(Records with drawing code)
——————————

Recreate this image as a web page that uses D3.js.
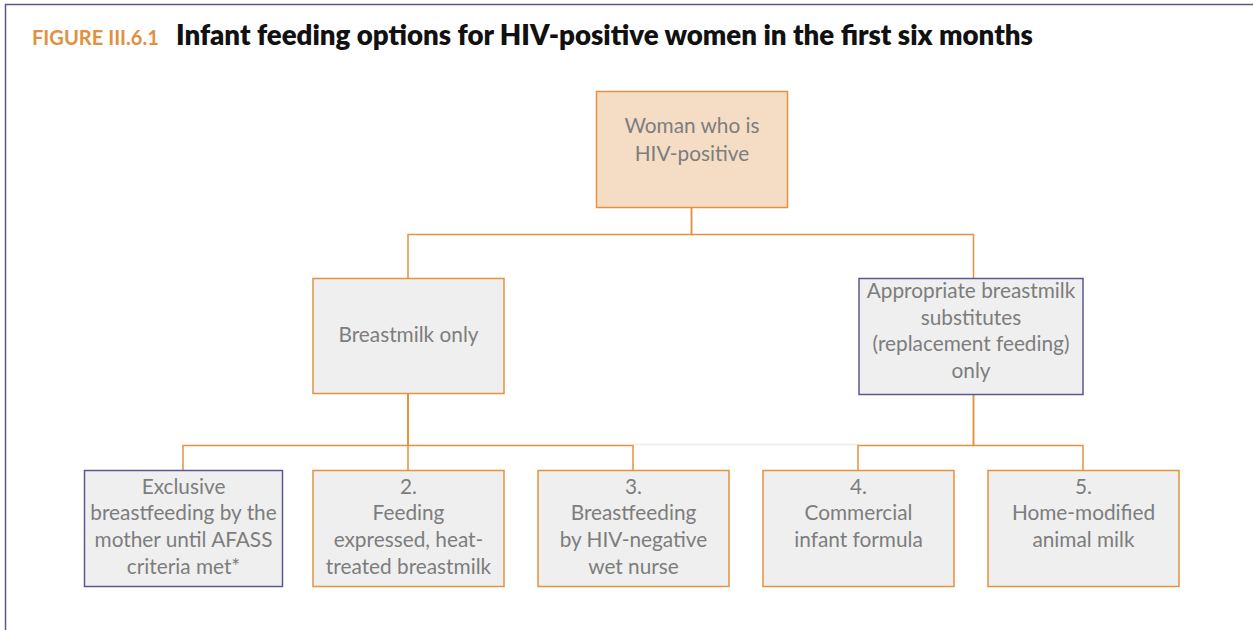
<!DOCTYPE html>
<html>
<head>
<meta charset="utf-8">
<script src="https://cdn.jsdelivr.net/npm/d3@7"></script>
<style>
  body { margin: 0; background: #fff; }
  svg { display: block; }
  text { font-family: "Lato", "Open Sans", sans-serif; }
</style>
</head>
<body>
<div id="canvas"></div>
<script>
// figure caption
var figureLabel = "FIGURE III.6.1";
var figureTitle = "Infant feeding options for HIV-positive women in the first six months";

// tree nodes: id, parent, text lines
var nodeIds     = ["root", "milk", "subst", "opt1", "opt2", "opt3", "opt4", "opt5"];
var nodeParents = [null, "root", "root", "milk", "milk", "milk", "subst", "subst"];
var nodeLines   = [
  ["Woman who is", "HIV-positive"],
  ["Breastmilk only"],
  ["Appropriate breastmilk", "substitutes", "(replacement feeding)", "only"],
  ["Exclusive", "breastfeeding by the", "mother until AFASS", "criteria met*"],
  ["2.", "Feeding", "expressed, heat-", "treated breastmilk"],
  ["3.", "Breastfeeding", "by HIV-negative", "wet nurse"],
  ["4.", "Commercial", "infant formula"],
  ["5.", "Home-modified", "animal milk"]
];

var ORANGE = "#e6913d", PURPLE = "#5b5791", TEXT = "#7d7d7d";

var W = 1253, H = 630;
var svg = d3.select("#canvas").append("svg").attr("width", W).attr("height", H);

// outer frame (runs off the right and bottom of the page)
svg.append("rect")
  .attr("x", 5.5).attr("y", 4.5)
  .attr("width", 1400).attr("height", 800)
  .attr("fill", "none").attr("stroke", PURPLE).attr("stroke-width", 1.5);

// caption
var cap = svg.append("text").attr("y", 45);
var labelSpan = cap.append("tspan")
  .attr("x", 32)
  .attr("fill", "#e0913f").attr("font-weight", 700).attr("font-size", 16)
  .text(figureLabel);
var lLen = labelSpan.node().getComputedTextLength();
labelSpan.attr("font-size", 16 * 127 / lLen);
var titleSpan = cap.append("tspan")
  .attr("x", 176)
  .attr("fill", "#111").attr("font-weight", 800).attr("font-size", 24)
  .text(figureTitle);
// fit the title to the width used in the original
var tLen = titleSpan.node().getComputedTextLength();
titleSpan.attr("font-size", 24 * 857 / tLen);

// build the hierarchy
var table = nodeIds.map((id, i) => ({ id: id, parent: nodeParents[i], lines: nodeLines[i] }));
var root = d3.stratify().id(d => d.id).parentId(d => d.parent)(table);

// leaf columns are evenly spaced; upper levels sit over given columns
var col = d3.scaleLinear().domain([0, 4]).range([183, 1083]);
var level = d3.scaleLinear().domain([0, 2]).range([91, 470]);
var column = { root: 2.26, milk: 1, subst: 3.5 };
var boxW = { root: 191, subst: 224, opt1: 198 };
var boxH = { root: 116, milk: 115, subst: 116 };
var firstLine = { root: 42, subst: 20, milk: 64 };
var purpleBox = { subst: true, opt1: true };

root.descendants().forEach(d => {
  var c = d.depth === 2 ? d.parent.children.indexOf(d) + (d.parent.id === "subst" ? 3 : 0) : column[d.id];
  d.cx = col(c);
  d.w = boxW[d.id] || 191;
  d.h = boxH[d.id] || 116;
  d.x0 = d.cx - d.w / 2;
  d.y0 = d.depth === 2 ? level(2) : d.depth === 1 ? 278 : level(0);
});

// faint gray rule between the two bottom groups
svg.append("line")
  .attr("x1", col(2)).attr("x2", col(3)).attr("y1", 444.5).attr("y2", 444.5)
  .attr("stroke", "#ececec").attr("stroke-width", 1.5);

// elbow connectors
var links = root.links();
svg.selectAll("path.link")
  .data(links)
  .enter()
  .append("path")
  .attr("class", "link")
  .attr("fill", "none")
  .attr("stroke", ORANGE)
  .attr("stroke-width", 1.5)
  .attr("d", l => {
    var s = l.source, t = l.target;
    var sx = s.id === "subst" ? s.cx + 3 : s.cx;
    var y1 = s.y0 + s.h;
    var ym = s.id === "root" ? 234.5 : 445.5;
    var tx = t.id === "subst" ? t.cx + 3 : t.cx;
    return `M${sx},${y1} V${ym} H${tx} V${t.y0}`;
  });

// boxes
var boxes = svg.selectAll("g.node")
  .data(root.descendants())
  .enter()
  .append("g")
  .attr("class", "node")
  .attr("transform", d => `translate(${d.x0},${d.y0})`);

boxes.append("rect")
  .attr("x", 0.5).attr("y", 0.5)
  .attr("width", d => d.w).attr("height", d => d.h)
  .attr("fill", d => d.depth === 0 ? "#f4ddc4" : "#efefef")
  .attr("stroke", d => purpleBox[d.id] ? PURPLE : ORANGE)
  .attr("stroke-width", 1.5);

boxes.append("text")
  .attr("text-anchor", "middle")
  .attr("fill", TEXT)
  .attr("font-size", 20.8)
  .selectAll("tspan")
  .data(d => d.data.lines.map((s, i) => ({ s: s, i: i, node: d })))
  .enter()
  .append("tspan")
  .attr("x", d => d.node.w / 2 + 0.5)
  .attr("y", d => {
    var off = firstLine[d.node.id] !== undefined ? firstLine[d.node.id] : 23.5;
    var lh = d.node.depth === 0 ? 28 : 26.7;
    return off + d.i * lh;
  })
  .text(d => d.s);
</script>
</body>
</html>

——————————

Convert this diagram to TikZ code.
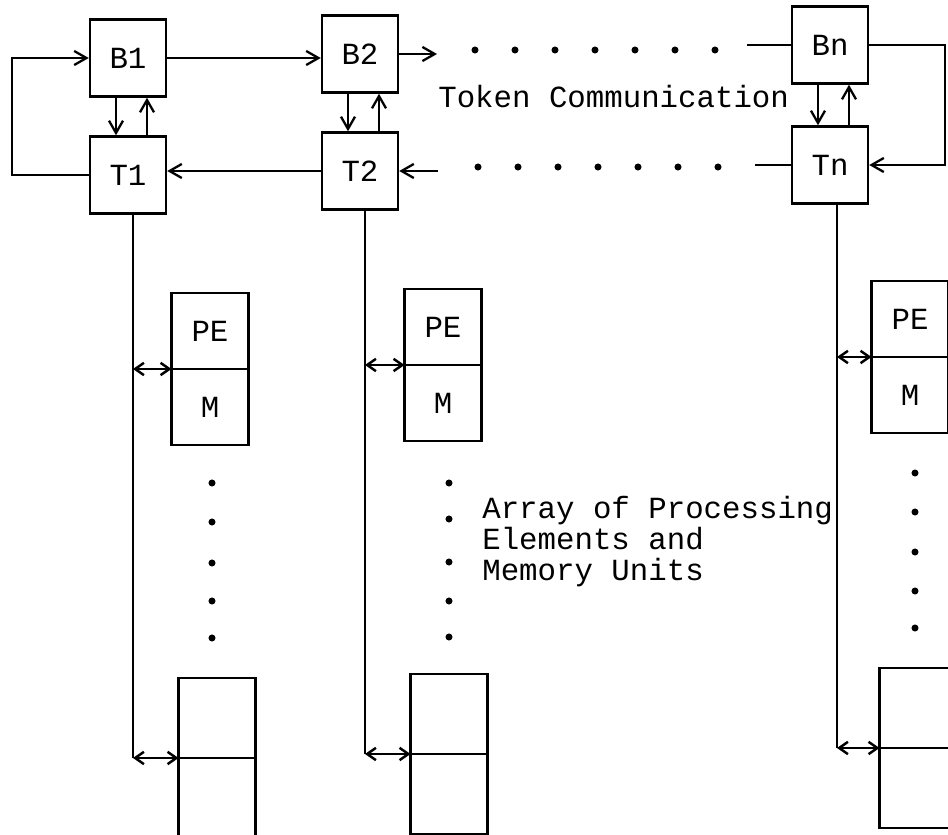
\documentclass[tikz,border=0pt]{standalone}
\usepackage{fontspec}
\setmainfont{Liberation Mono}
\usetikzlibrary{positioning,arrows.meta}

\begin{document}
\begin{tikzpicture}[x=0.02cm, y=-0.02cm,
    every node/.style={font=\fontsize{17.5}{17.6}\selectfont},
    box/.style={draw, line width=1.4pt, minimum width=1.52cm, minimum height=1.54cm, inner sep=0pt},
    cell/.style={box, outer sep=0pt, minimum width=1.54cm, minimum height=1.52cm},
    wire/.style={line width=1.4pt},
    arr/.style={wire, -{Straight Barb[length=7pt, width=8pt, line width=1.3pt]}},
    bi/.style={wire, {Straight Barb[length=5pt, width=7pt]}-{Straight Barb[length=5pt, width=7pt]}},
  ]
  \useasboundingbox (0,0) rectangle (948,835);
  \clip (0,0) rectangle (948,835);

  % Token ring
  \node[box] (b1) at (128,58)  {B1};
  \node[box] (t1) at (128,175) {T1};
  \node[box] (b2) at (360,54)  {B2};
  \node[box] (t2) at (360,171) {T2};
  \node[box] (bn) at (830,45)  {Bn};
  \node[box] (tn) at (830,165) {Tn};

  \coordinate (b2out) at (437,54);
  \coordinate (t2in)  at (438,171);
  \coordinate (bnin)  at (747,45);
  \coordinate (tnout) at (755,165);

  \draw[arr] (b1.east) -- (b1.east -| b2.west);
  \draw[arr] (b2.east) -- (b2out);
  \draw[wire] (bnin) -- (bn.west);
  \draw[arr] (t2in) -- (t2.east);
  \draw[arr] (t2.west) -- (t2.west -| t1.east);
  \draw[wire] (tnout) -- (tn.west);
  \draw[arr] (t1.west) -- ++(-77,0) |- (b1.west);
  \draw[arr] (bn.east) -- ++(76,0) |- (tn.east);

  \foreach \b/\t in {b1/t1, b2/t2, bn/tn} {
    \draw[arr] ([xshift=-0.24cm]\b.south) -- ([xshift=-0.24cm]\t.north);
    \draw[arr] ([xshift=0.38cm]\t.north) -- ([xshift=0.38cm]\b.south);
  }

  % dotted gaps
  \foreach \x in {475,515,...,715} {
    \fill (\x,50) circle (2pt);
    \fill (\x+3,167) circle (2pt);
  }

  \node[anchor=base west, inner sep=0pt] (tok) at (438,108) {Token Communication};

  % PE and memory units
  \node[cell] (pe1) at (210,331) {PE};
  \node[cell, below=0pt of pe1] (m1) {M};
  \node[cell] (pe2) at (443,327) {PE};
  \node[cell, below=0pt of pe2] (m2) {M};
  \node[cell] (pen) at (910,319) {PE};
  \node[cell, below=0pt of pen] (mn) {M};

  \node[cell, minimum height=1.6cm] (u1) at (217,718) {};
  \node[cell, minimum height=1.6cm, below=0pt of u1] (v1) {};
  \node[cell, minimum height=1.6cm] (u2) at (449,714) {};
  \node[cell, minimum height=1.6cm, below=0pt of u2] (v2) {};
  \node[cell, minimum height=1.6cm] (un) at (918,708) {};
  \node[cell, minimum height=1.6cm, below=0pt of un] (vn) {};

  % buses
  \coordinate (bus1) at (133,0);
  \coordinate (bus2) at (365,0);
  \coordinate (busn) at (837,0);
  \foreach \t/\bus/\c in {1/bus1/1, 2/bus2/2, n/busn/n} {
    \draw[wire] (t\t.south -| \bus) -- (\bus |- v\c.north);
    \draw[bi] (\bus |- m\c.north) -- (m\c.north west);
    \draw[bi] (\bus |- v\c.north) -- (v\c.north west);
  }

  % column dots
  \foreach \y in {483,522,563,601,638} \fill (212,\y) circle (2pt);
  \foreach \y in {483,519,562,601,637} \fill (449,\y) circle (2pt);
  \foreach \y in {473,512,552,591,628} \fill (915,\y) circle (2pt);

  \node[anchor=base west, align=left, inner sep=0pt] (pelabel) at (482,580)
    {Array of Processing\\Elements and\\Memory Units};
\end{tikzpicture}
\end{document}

——————————

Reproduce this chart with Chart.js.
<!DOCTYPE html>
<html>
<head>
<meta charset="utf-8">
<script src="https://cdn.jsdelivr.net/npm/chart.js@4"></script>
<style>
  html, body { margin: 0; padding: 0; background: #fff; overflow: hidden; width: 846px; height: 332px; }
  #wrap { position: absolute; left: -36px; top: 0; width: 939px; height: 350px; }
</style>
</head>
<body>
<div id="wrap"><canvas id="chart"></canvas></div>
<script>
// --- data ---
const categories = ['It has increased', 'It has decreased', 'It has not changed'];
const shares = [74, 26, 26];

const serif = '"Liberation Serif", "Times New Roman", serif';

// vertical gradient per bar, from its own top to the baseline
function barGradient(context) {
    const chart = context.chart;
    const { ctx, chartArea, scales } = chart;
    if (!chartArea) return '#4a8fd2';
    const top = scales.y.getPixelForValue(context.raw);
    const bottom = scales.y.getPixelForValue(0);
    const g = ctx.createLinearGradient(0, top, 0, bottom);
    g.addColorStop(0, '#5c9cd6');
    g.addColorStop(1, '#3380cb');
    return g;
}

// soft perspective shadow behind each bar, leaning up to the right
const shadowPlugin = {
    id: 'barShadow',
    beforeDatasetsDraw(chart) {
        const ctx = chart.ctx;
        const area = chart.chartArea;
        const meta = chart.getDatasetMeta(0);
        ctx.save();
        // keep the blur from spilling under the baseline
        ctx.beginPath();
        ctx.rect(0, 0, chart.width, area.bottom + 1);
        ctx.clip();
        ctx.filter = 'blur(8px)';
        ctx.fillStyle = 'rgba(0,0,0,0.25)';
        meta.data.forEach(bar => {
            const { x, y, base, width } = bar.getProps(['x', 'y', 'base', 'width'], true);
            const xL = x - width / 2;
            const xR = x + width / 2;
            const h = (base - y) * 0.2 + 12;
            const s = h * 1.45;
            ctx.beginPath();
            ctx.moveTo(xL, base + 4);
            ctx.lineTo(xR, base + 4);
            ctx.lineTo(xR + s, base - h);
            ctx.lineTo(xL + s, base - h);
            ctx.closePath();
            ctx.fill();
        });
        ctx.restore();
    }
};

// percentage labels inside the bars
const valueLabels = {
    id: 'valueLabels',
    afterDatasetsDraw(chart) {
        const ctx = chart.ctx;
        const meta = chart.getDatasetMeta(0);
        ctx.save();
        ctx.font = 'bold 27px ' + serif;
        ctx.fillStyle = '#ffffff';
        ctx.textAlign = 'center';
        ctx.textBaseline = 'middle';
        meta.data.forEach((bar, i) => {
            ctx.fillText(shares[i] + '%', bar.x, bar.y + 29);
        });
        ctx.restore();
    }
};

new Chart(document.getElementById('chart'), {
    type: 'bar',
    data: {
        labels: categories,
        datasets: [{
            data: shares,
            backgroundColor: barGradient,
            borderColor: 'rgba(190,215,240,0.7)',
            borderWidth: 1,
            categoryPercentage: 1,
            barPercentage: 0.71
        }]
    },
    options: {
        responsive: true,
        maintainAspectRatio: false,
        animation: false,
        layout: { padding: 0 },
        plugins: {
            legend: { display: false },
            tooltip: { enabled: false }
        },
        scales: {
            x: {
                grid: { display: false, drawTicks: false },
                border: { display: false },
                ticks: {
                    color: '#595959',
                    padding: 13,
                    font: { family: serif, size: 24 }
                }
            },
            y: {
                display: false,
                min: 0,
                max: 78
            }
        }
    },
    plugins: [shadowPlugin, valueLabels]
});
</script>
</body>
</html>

——————————

### EXERCISE
Return each line in the records that holds the string "this".

### RESPONSE
Recreate this image as a web page that uses D3.js.
Convert this diagram to TikZ code.
Reproduce this chart with Chart.js.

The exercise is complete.